La plupart tissent des partenariats : Orange et la Française des jeux, Lemonde.fr et SportingBet, RMC et le PMU, etc. et devraient rapidement déployer une stratégie associant contenus médias et jeux libéralisés. « Certains opérateurs de jeux vont même devenir de véritables marques média, en développant une offre entertainment, comme des services de paris en direct qui pourraient être amenés à diffuser certains événements », estime Jean-Emmanuel Casalta.
De nombreuses contraintes
En admettant que le projet de loi soit voté conforme, il reste à la future Autorité de régulation des jeux en ligne (Arjel) à prononcer les agréments nécessaires. Valables cinq ans, ils seront le viatique indispensable à qui souhaite opérer des jeux d'argent, et se basent sur un volumineux cahier des charges qui vise essentiellement à limiter la fraude, prévenir les risques d'addiction et restreindre l'accès aux mineurs.

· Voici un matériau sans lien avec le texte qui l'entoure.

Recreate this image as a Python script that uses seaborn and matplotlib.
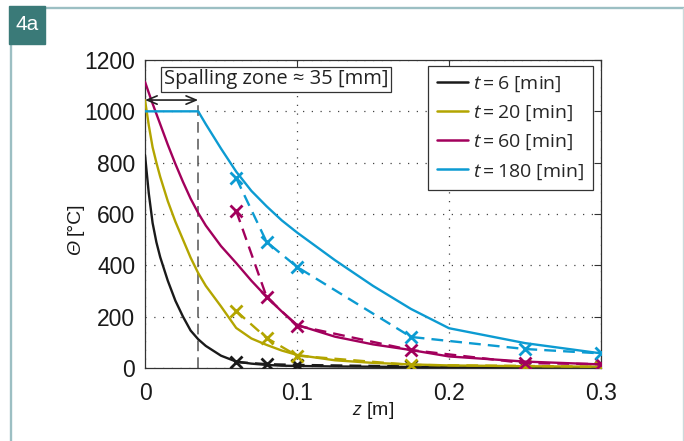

Le jeu sera donc contraignant. Pour l'éditeur d'une part qui devra garantir un niveau de sécurité et de conformité plus proche de ce qui se fait dans le milieu bancaire que dans celui de l'e-commerce, mais aussi pour le joueur. A l'inscription, celui-ci se verra en effet délivrer un compte temporaire, qui ne deviendra définitif qu'après vérification de son identité par l'intermédiaire de l'envoi d'un courrier postal.
Sur le plan technique, l'Arjel demande par ailleurs un accès à toutes les données de jeu, de façon à pouvoir contrôler le bon respect de son cahier des charges. Cet accès devra s'effectuer à partir de machines stockées sur le sol français, même si le reste de plateforme de jeu est hébergé à l'étranger, a précisé à ce sujet Olivier Kuhn, directeur des opérations média et télécom chez Atos Worldline, invoquant un « principe de surveillance basé sur la traçabilité ».

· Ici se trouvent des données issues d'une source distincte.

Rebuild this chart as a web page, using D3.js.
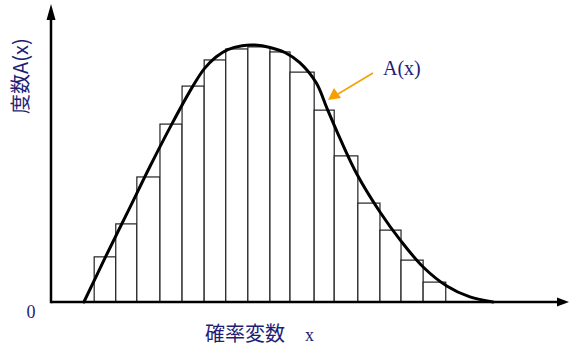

Il y aura, enfin, l'arsenal pénal, susceptible de punir de trois ans de prison et de 90.000 euros d'amende les offres illicites. L'Arjel aura par ailleurs la possibilité de saisir le juge des référés pour demander qu'un site déclaré illicite ne soit plus accessible pour les internautes français, a rappelé Benjamin Jacob, président de la commission Jeux en ligne du Geste. Reste encore à définir les modalités techniques et financières d'un tel filtrage, une question qui fait également débat dans le cadre de la loi Loppsi (sécurité intérieure).

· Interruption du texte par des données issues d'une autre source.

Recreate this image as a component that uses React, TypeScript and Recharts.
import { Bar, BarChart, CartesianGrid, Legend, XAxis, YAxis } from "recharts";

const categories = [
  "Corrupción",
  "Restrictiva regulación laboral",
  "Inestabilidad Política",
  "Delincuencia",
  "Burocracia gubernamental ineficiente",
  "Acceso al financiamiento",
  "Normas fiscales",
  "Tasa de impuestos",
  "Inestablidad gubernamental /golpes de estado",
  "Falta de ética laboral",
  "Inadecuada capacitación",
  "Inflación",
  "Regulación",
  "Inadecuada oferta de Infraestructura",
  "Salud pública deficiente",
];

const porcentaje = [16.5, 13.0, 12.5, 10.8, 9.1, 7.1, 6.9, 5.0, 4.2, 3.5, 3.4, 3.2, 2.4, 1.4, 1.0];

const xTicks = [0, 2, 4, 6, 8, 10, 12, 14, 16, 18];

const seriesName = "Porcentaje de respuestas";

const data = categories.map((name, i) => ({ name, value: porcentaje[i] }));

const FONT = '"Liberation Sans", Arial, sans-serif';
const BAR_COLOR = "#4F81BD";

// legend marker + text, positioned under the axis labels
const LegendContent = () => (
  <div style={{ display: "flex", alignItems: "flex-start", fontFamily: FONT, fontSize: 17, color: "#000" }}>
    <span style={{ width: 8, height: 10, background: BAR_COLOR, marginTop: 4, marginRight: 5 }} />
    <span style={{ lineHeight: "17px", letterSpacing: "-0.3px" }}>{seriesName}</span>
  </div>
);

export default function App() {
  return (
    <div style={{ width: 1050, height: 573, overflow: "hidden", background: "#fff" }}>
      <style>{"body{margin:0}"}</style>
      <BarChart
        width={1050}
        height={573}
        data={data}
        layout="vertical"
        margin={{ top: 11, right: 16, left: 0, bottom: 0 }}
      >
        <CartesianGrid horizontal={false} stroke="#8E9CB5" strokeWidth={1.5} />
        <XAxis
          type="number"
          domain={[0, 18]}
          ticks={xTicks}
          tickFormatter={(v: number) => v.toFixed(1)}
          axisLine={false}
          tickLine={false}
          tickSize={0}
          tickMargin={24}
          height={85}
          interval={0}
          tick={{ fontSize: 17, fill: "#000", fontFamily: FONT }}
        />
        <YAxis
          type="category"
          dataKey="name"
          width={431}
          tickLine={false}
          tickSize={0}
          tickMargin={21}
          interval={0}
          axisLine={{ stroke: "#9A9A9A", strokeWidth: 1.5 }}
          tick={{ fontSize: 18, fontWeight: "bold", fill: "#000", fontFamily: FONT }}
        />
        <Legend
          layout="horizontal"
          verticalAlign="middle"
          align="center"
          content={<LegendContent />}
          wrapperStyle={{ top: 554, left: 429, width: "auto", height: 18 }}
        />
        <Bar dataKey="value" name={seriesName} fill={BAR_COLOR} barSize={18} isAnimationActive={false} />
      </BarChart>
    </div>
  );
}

Si de nombreux écueils restent à franchir, tous préfèrent toutefois se concentrer à l'heure actuelle sur l'ouverture du marché, date à laquelle une multitude d'acteurs s'engouffreront avec comme objectif unique la conquête des nouveaux joueurs et parieurs. « Il y a aura une vraie prime à la "primo-inscription" », du fait de la lourdeur des processus de vérification de l'identité, estime Jean-Emmanuel Casalta. Un constat qui complique, encore, l'élaboration d'une stratégie marketing valable. Elle se fera vraisemblablement au tout dernier moment, une fois que les décrets d'application et les nécessaires décisions du CSA quant aux messages et supports publicitaires tolérés auront été publiés.